Our guide drove us and 8 other kayakers, with a trailer full of kayaks, paddles, life vests and lunch, to a launch spot on the Turner River. Forget what you think rivers look like,
this thing was never wider than a narrow alley and never deeper than 3 feet. And those were the wide and deep places!
We first headed north, up-river, and after awhile took apart our kayak paddles and used just half, as a canoe paddle. When things got really tight, we pulled ourselves along through the brush on what seemed at times like little more than heavy dew. Around every bend there were egrets, herons, mudhens, anhingas, cormorants, and gators. Lots of gators.
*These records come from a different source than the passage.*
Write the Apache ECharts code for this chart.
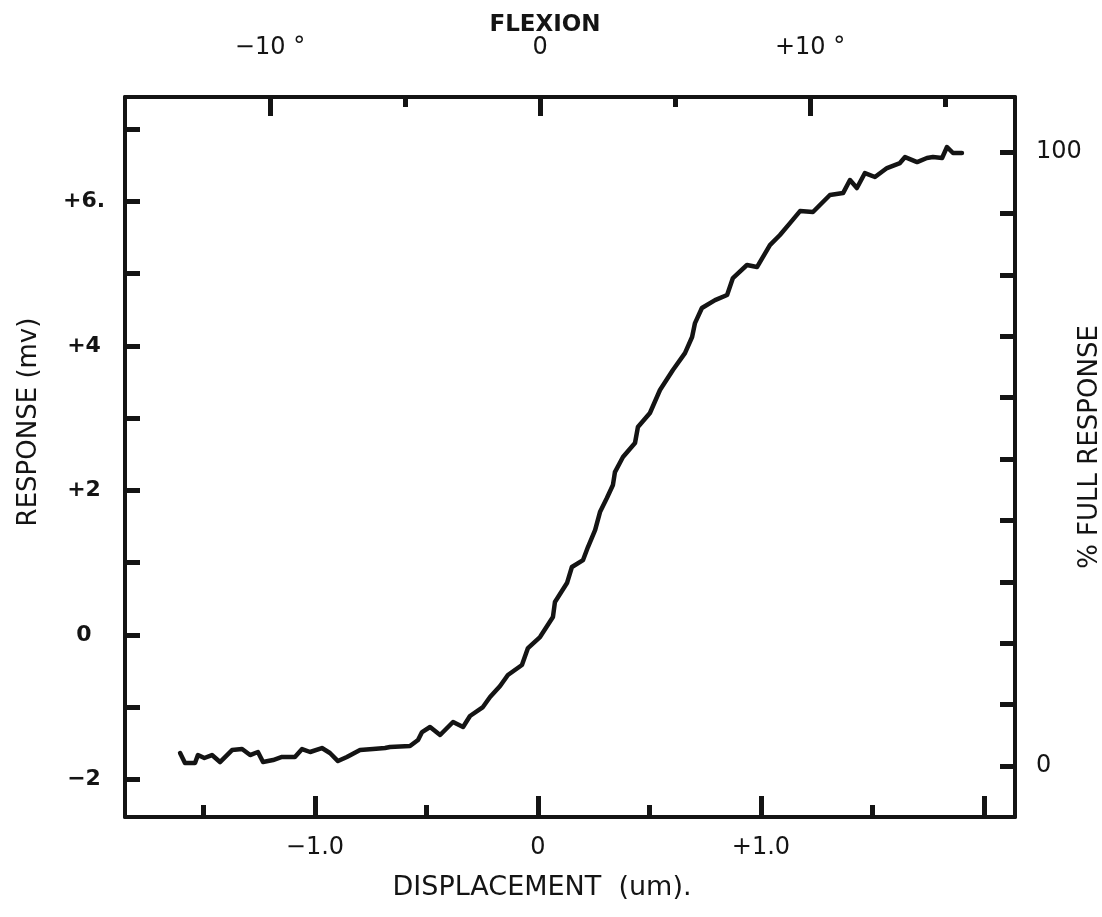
<!DOCTYPE html>
<html>
<head>
<meta charset="utf-8">
<title>Response vs displacement</title>
<script src="https://cdn.jsdelivr.net/npm/echarts@6/dist/echarts.min.js"></script>
<style>
  html, body { margin: 0; padding: 0; background: #fff; }
  #chart { width: 1102px; height: 917px; }
</style>
</head>
<body>
<div id="chart"></div>
<script>
// Recorded trace: displacement (um) and response (mV)
const displacementUm = [
  -1.605, -1.583, -1.538, -1.525, -1.496, -1.462, -1.426, -1.372, -1.327, -1.291,
  -1.256, -1.233, -1.188, -1.148, -1.090, -1.058, -1.022, -0.969, -0.933, -0.897,
  -0.857, -0.798, -0.740, -0.686, -0.664, -0.574, -0.538, -0.520, -0.484, -0.439,
  -0.381, -0.336, -0.305, -0.247, -0.215, -0.170, -0.135, -0.072, -0.045, 0.009,
  0.067, 0.076, 0.130, 0.152, 0.202, 0.224, 0.256, 0.278, 0.309, 0.336,
  0.345, 0.381, 0.435, 0.448, 0.502, 0.547, 0.605, 0.659, 0.691, 0.704,
  0.735, 0.794, 0.848, 0.874, 0.937, 0.982, 1.040, 1.085, 1.130, 1.175,
  1.233, 1.309, 1.368, 1.399, 1.430, 1.466, 1.511, 1.565, 1.623, 1.646,
  1.700, 1.744, 1.771, 1.812, 1.834, 1.861, 1.901
];
const responseMv = [
  -1.632, -1.770, -1.770, -1.660, -1.701, -1.660, -1.757, -1.591, -1.577, -1.660,
  -1.618, -1.757, -1.729, -1.687, -1.687, -1.577, -1.618, -1.563, -1.632, -1.743,
  -1.687, -1.591, -1.577, -1.563, -1.549, -1.535, -1.452, -1.342, -1.272, -1.383,
  -1.203, -1.272, -1.120, -0.996, -0.858, -0.705, -0.553, -0.415, -0.180, -0.028,
  0.249, 0.456, 0.719, 0.941, 1.037, 1.217, 1.452, 1.701, 1.895, 2.075,
  2.254, 2.462, 2.656, 2.877, 3.071, 3.389, 3.665, 3.900, 4.122, 4.315,
  4.523, 4.633, 4.703, 4.938, 5.118, 5.090, 5.394, 5.533, 5.698, 5.864,
  5.851, 6.086, 6.113, 6.293, 6.183, 6.390, 6.335, 6.459, 6.528, 6.611,
  6.542, 6.598, 6.611, 6.598, 6.750, 6.667, 6.667
];

// Axis ranges
const displacementRange = [-1.852, 2.139];
const flexionRange = [-15.37, 17.59];
const responseRange = [-2.517, 7.442];
const percentRange = [-8.31, 108.96];

// Ticks and labels
const displacementMajorTicks = [-1, 0, 1, 2];
const displacementMinorTicks = [-1.5, -0.5, 0.5, 1.5];
const displacementLabelValues = [-1, 0, 1];
const displacementLabels = ['\u22121.0', '0', '+1.0'];

const flexionMajorTicks = [-10, 0, 10];
const flexionMinorTicks = [-5, 5, 15];
const flexionLabelValues = [-10, 0, 10];
const flexionLabels = ['\u221210 \u00b0', '0', '+10 \u00b0'];

const responseTicks = [-2, -1, 0, 1, 2, 3, 4, 5, 6, 7];
const responseLabelValues = [-2, 0, 2, 4, 6];
const responseLabels = ['\u22122', '0', '+2', '+4', '+6.'];

const percentTicks = [0, 10, 20, 30, 40, 50, 60, 70, 80, 90, 100];
const percentLabelValues = [0, 100];
const percentLabels = ['0', '100'];

const INK = '#141414';
const FONT = 'DejaVu Sans';

function labelLookup(values, labels) {
  return function (v) {
    for (let i = 0; i < values.length; i++) {
      if (Math.abs(values[i] - v) < 1e-6) return labels[i];
    }
    return '';
  };
}

const chart = echarts.init(document.getElementById('chart'), null, { renderer: 'canvas' });

const baseLabel = { fontFamily: FONT, fontSize: 24, color: INK };
const tickStyle = { color: INK, width: 5 };
const frameLine = { onZero: false, lineStyle: { color: INK, width: 4 } };
const hiddenLine = { show: false, onZero: false };

const option = {
  backgroundColor: '#ffffff',
  animation: false,
  grid: {
    left: 125, right: 87, top: 97, bottom: 100,
    containLabel: false,
    outerBoundsMode: 'none'
  },
  xAxis: [
    {
      type: 'value', position: 'bottom',
      min: displacementRange[0], max: displacementRange[1],
      name: 'DISPLACEMENT  (um).',
      nameLocation: 'middle', nameGap: 57, nameMoveOverlap: false,
      nameTextStyle: { fontFamily: FONT, fontSize: 27, color: INK, padding: [0, 56, 0, 0] },
      axisLine: { show: true, ...frameLine },
      axisTick: { show: true, inside: true, length: 21, lineStyle: tickStyle, customValues: displacementMajorTicks },
      axisLabel: { ...baseLabel, margin: 19, customValues: displacementLabelValues,
        formatter: labelLookup(displacementLabelValues, displacementLabels) },
      splitLine: { show: false }
    },
    {
      type: 'value', position: 'bottom',
      min: displacementRange[0], max: displacementRange[1],
      axisLine: hiddenLine,
      axisTick: { show: true, inside: true, length: 12, lineStyle: tickStyle, customValues: displacementMinorTicks },
      axisLabel: { show: false },
      splitLine: { show: false }
    },
    {
      type: 'value', position: 'top',
      min: flexionRange[0], max: flexionRange[1],
      name: 'FLEXION',
      nameLocation: 'middle', nameGap: 60, nameMoveOverlap: false,
      nameTextStyle: { fontFamily: FONT, fontSize: 23, fontWeight: 'bold', color: INK, padding: [0, 50, 0, 0] },
      axisLine: { show: true, ...frameLine },
      axisTick: { show: true, inside: true, length: 19, lineStyle: tickStyle, customValues: flexionMajorTicks },
      axisLabel: { ...baseLabel, margin: 37, customValues: flexionLabelValues,
        formatter: labelLookup(flexionLabelValues, flexionLabels) },
      splitLine: { show: false }
    },
    {
      type: 'value', position: 'top',
      min: flexionRange[0], max: flexionRange[1],
      axisLine: hiddenLine,
      axisTick: { show: true, inside: true, length: 10, lineStyle: tickStyle, customValues: flexionMinorTicks },
      axisLabel: { show: false },
      splitLine: { show: false }
    }
  ],
  yAxis: [
    {
      type: 'value', position: 'left',
      min: responseRange[0], max: responseRange[1],
      name: 'RESPONSE (mv)',
      nameLocation: 'middle', nameGap: 83, nameRotate: 90, nameMoveOverlap: false,
      nameTextStyle: { fontFamily: FONT, fontSize: 26, color: INK, padding: [0, 0, 0, 70] },
      axisLine: { show: true, ...frameLine },
      axisTick: { show: true, inside: true, length: 15, lineStyle: tickStyle, customValues: responseTicks },
      axisLabel: { ...baseLabel, fontSize: 22, fontWeight: 'bold', margin: 41, align: 'center', customValues: responseLabelValues,
        formatter: labelLookup(responseLabelValues, responseLabels) },
      splitLine: { show: false }
    },
    {
      type: 'value', position: 'right',
      min: percentRange[0], max: percentRange[1],
      name: '% FULL RESPONSE',
      nameLocation: 'middle', nameGap: 62, nameRotate: 90, nameMoveOverlap: false,
      nameTextStyle: { fontFamily: FONT, fontSize: 26, color: INK, padding: [0, 0, 0, 20] },
      axisLine: { show: true, ...frameLine },
      axisTick: { show: true, inside: true, length: 15, lineStyle: tickStyle, customValues: percentTicks },
      axisLabel: { ...baseLabel, margin: 21, align: 'left', customValues: percentLabelValues,
        formatter: labelLookup(percentLabelValues, percentLabels) },
      splitLine: { show: false }
    }
  ],
  series: [
    {
      type: 'line',
      xAxisIndex: 0, yAxisIndex: 0,
      data: displacementUm.map((x, i) => [x, responseMv[i]]),
      showSymbol: false,
      symbol: 'none',
      smooth: false,
      lineStyle: { color: INK, width: 4.5, join: 'round', cap: 'round' },
      silent: true
    }
  ]
};

chart.setOption(option);
</script>
</body>
</html>
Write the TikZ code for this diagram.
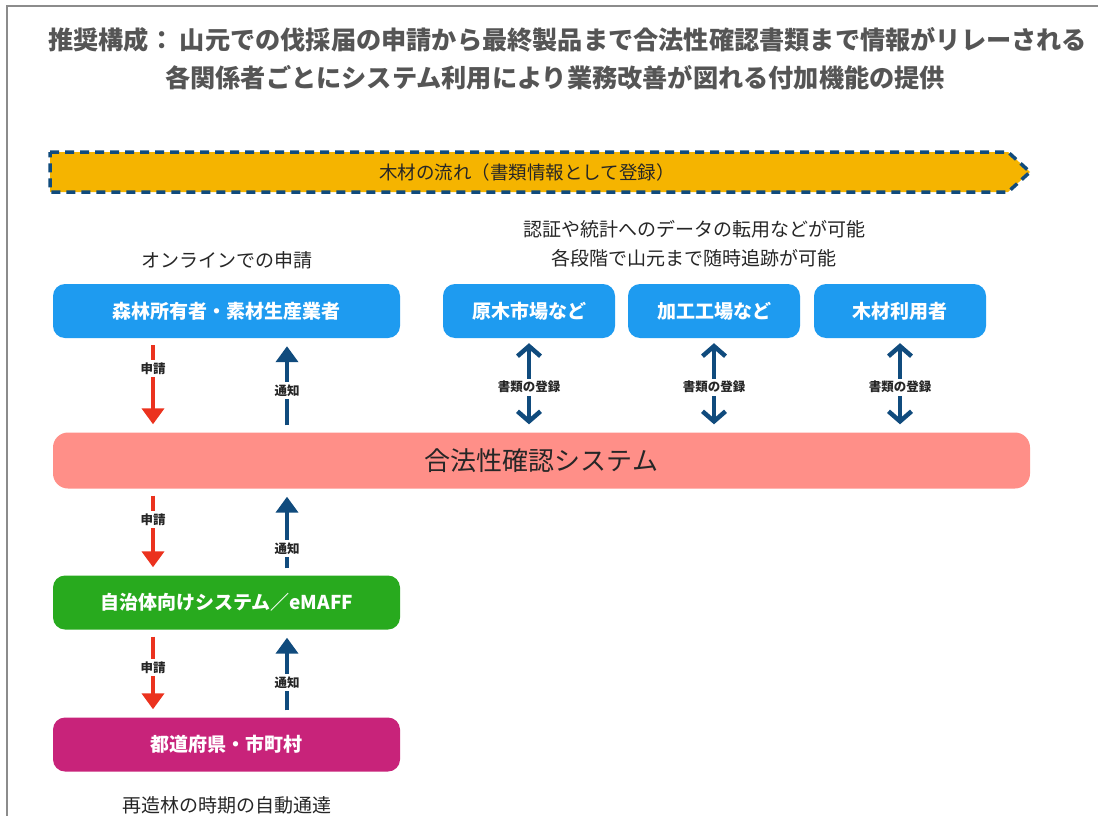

Time to talk about gators. They've gotten bad press. They don't eat people. We are way too big. If really provoked they might snap at someone, or if a small child or a dog gets within range they will think "lunch," but full-sized people are not in any real danger. The standard advice is to keep 15 feet away, but that's as much to avoid stressing the alligator as it is to avoid any unfortunate encounters. Staying 15' away was a challenge on this small waterway, but we had no encounters, fortunate or otherwise.

After returning to the launch site for a stretch break -- your legs really do need it after two hours in a kayak -- we paddled down to where we could all watch a gator on the opposite shore, and had lunch sitting in our kayaks. No handouts to the gators, however -- there's a $600 fine, and it teaches really bad behavior to the gator and does create problems for other people in the future, whom the gator might view as a food source.

After lunch we paddled further downstream to
where the stream began to turn brackish. Freshwater plants cannot stand the slight salt content of the water here, but mangrove have adapted to it, and we were now in what is known as a "mangrove tunnel" cut through to allow boats to get by.
Pulling the kayak through by grabbing the mangrove was often more effective than paddling, and watching other boats struggle to maneuver through tight turns created amusement until you yourself got hung up. At last we reached a place where a ripple in the limestone bedrock created a round dip maybe 50' across where it was too deep for the mangrove, and we could all gather for a few minutes before starting back.

Yes, it was a very special day, and the view we got of the Everglades was so different than if we had stayed land-bound.
Our guide John also made it special with his tremendous knowledge of the flora and fauna -- he has a degree in wildlife biology -- and he identified what we saw but also explained things well, such as how dangerous is the life of a baby alligator, who have an even higher mortality rate
than 16-year-old males with new drivers licenses.

Well, time to get back on the bike. We're now in Naples, the car has been returned, and we have some sightseeing to do around town on the tandem before strapping on the panniers tomorrow and striking north. Thanks for staying with us for this longer-than-usual posting about this more-interesting-than-usual place, the Everglades.